Abstract: Organizations exist because they provide additional production gains, in comparison to horizontal ways of allocating resources, such as markets, and the open source movement is deemed to be a new kind of peer-production organization somehow in between hierarchically organized firms and markets. However, to strive as a new kind of organization, open source must provide production gains, which in turn should be measurable. The open source movement is particularly interesting to study for this reason. Here, we confront and discuss two contrasting views, which were reported in the literature recently. On the one hand, Sornette et al. uncovered a superlinear production mechanism, which quantifies Aristotle adage: `the whole is more than the sum of its parts'. On the other hand, Scholtes et al. found opposite results, and referred to Maximilien Ringelmann, a French agricultural engineer (1861-1931), who discovered the tendency for individual members of a group to become increasingly less productive as the size of their group increases.
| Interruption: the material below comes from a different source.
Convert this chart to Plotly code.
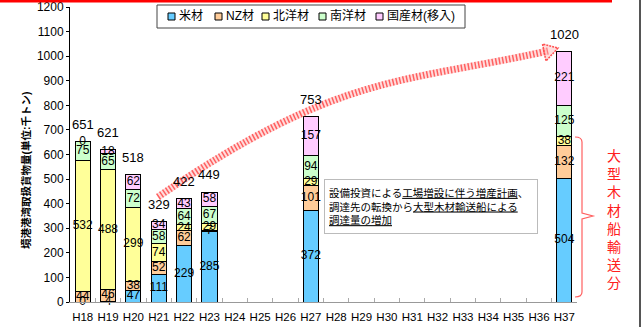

Since Ringelmann, the topic of collective intelligence has interested numbers of researchers in social sciences and social psychology, as well as practitioners in management aiming at improving the performance of their team. In most research and practice case studies, the Ringelmann effect has been found to hold, while, in contrast, the superlinear effect found by Sornette et al.is novel and may challenge common wisdom. Here, we compare these two theories, weigh their strengths and weaknesses, and discuss how they have been tested with empirical data. We find that they may not contradict each other as much as was claimed by Scholtes et al.